Oddball Films and guest Curator Landon Bates bring you Signifying Nothing: Cinema of the Absurd, an exciting exploration of--you guessed it!--the absurdity inherent within the human condition. For a sort of philosophical primer we'll begin our inscrutable screening with that ambassador of angst, that emissary of alienation, that duke of despair, that prophet of pointlessness: that’s right, it’s Albert Camus in Albert Camus: A Self Portrait (1971). This film gives a glimpse of Camus's French-Algerian beginnings, an overview of his most important works, and features rare interview footage with the man himself; and, it will be appropriately succeeded by Sisyphus (1975), a mesmerizing animation of that symbolic struggle up the mountainside of life. We'll then make a pit-stop in the mind of Eugene Ionesco, a worthy representative of the Theatre of the Absurd, with a dramatization of his play The New Tenant (1975), in which a simple-seeming man is revealed to be obsessed with his possessions, flooding his new apartment with a never-ending stream of furniture. A piece of furniture also figures prominently in our next film--so much so that one might even call it the main character: this film is Roman Polanski's classic short, Two Men and a Wardrobe (1958), wherein two boys, with their beloved bureau in tow, wander the city streets wanting only to find a peaceful place in the din of the modern world. Our concluding film features yet another existential outcast, namely Herman Melville's stubborn scrivener, in that fictive forbear of the absurdist genre: Bartleby (1969). This soul-enlivening evening of fun-filled futility is not to be missed.

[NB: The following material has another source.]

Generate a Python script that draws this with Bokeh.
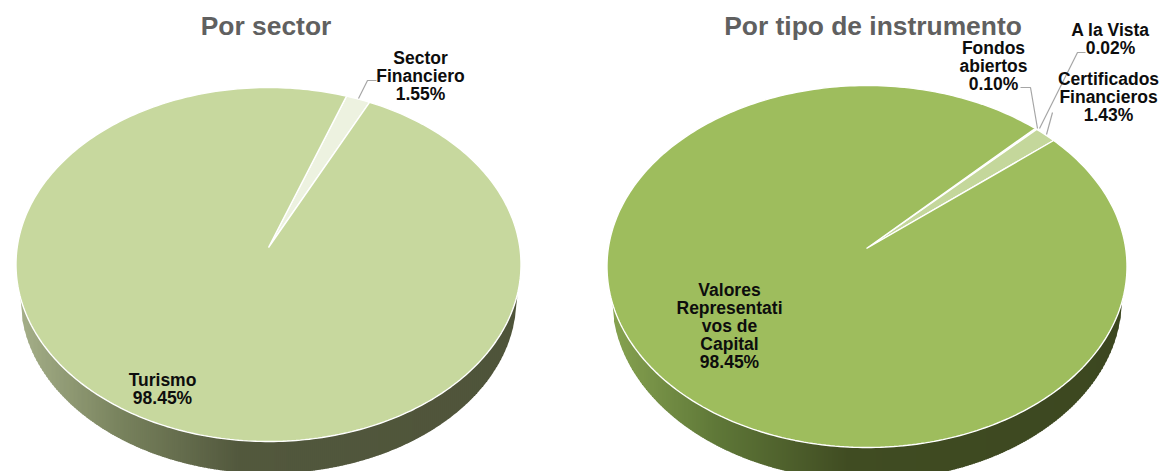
import math
from bokeh.plotting import figure
from bokeh.models import Range1d
from bokeh.core.properties import value
from bokeh.embed import file_html
from bokeh.resources import INLINE

# ---- data ----
sector_labels = ["Sector\nFinanciero\n1.55%", "Turismo\n98.45%"]
sector_values = [1.55, 98.45]
sector_colors = ["#EDF2E0", "#C7D89E"]

instr_labels = ["Fondos\nabiertos\n0.10%", "A la Vista\n0.02%", "Certificados\nFinancieros\n1.43%",
                "Valores\nRepresentati\nvos de\nCapital\n98.45%"]
instr_values = [0.10, 0.02, 1.43, 98.45]
instr_colors = ["#E4ECD0", "#E4ECD0", "#C4D79B", "#9EBD5D"]

titles = ["Por sector", "Por tipo de instrumento"]

# ---- page-pixel data space ----
W, H = 1161, 471
p = figure(width=W, height=H, output_backend="svg", toolbar_location=None,
           x_range=Range1d(0, W), y_range=Range1d(H, 0), min_border=0,
           outline_line_color=None, background_fill_color="white")
p.axis.visible = False
p.grid.visible = False
font = value("Liberation Sans")


def lerp_color(stops, f):
    for (a, ca), (b, cb) in zip(stops, stops[1:]):
        if f <= b:
            t = (f - a) / (b - a)
            return "#%02x%02x%02x" % tuple(round(x + (y - x) * t) for x, y in zip(ca, cb))
    return "#%02x%02x%02x" % stops[-1][1]


def pie(vals, colors, start, cx, cy, rx, ry, ax, ay, low_rx, low_cy, low_ry, stops):
    # side wall: columns between the upper and lower rim
    xs, ys, fills = [], [], []
    x0 = cx - low_rx
    step = 2.0
    n = int(2 * low_rx / step)

    def up(x):
        return cy + ry * math.sqrt(max(0, 1 - ((x - cx) / rx) ** 2))

    def lo(x):
        return low_cy + low_ry * math.sqrt(max(0, 1 - ((x - cx) / low_rx) ** 2))

    for i in range(n):
        xa = x0 + i * step
        xb = xa + step + 0.6
        xs.append([xa, xb, xb, xa])
        ys.append([up(xa), up(xb), lo(min(xb, cx + low_rx)), lo(xa)])
        fills.append(lerp_color(stops, i / n))
    p.patches(xs, ys, fill_color=fills, line_color=None)

    # top face: wedges from the values, angle measured on the ellipse
    total = sum(vals)
    ang = start
    for v, c in zip(vals, colors):
        sweep = 360.0 * v / total
        k = max(2, int(sweep))
        px = [ax]
        py = [ay]
        for j in range(k + 1):
            t = math.radians(ang + sweep * j / k)
            px.append(cx + rx * math.sin(t))
            py.append(cy - ry * math.cos(t))
        p.patch(px, py, fill_color=c, line_color="white", line_width=1.4)
        ang += sweep


left_stops = [(0.0, (0xA4, 0xAE, 0x88)), (0.2, (0x78, 0x82, 0x5D)), (0.44, (0x52, 0x58, 0x3D)), (1.0, (0x4F, 0x54, 0x3A))]
right_stops = [(0.0, (0x86, 0xA2, 0x50)), (0.2, (0x5F, 0x78, 0x38)), (0.46, (0x40, 0x4C, 0x22)), (1.0, (0x3C, 0x47, 0x20))]

pie(sector_values, sector_colors, 18.0, 268, 264, 252.5, 177, 268, 247, 248, 298, 175, left_stops)
pie(instr_values, instr_colors, 40.3, 866.5, 266, 260, 181, 866, 248, 255, 298, 182, right_stops)

# leader lines
p.multi_line([[358, 367, 376], [1020, 1030, 1037], [1085, 1077, 1039], [1052, 1046]],
             [[98, 80, 80], [87, 87, 128], [52, 52, 128], [112, 134]],
             line_color="#A6A6A6", line_width=1.2)


def label(txt, x, y, size="17.5px", color="#0D0D0D", lh=18):
    lines = txt.split("\n")
    p.text([x] * len(lines), [y + i * lh for i in range(len(lines))], text=lines,
           text_font=font, text_font_style="bold", text_font_size=size, text_color=color,
           text_align="center", text_baseline="middle")


label(titles[0], 265.5, 25, size="26.4px", color="#606060")
label(titles[1], 872.5, 25, size="26.4px", color="#606060")
label(sector_labels[0], 420, 57)
label(sector_labels[1], 162, 379)
label(instr_labels[0], 993, 47)
label(instr_labels[1], 1110, 29)
label(instr_labels[2], 1108, 78)
label(instr_labels[3], 729, 289)

open("out.html", "w").write(file_html(p, INLINE))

Date: Thursday, February 28th, 2013 at 8:00pm
Venue: Oddball Films, 275 Capp Street San Francisco
Admission: $10.00 Limited Seating RSVP to firstname.lastname@example.org or (415) 558-8117
“The divorce between man and his life, the actor and his setting, is properly the feeling of the absurd.”
- Albert Camus
Albert Camus: A Self Portrait (Color, 1971)
Albert Camus was one of the 20th Century's most eminent philosophers, often associated with existentialist thought, and one of the fathers of the philosophy of absurdism. Absurdity, in Camus's view, involves the inevitable human struggle for some sort of clear or definite sense of meaning in a complex world where such meaning cannot readily be found. Among Camus's most important writings are The Myth of Sisyphus, a sort of treatise on the absurdity inherent in the human experience, and his philosophical novels, The Stranger, and The Plague. This profile of the philosopher/novelist/political thinker, provides an all-too-brief overview of Camus's life and work, paying special attention to the locales of his boyhood in French Algiers. Also included is interview footage in which Camus discusses some of his writings and views.
Sisyphus (B+W, 1975)
Sisyphus is an artistically spare depiction of the Greek myth of Sisphyus, sentenced to eternally roll a stone up a mountain. The animated story is presented in a single, unbroken shot, consisting of a dynamic line drawing of Sisyphus, the stone, and the mountainside.
The New Tenant (Color, 1975)
Based on the absurdist play by Eugene Ionesco, “The New Tenant” is an existential spectacle of terrifying simplicity about a man overwhelmed by his objects.
Two Men and a Wardrobe (B+W, 1958)
Roman Polanski’s darkly comic early film has many of the director’s preoccupations already present: alienation, crisis in identity, and a bizarre view of humanity that sees us as some very strange animals. In this quasi-surrealist jaunt, two otherwise normal looking men emerge from the sea carrying an enormous wardrobe, which they proceed to carry around a nearby town. Seeking fun, solace, or maybe some place to put the damn thing, all the two find is rejection at every turn. Watch Polanski in a bit part he later reprises in Chinatown. “Two Men and a Wardrobe” initiated Polanski’s collaboration with Krzysztof Komeda, the great Polish jazz composer who went on to score such Polanski hallmarks as Knife in the Water, Cul de Sac, and Rosemary's Baby.
Bartleby (Color, 1969)
An affecting adaptation of Melville's haunting short story, “Bartleby, The Scrivener,” in which a forlorn copyist, hired by a Wall Street lawyer, becomes increasingly enigmatic as his willingness to do work gradually diminishes, eventually to the point of total inactivity. The lawyer, through whose perspective the events of the story are related, finds Bartleby inscrutable, and finds himself somehow impervious to his employee's insubordination. James Westerfield plays the lawyer, and a young Barry Williams (aka Greg in The Brady Bunch) has a small role as one of Bartleby's officemates.
Melville's story prefigures Kafka's nightmarishly mundane fiction, and can likewise be seen as a forbear of the Absurdist Theatre movement. Also, Albert Camus, in a personal letter to a friend (unpublished until 1998) cited Melville as an influence.
Landon Bates is a UC Berkeley graduate of English Literature and plays drums for the duo Disappearing People.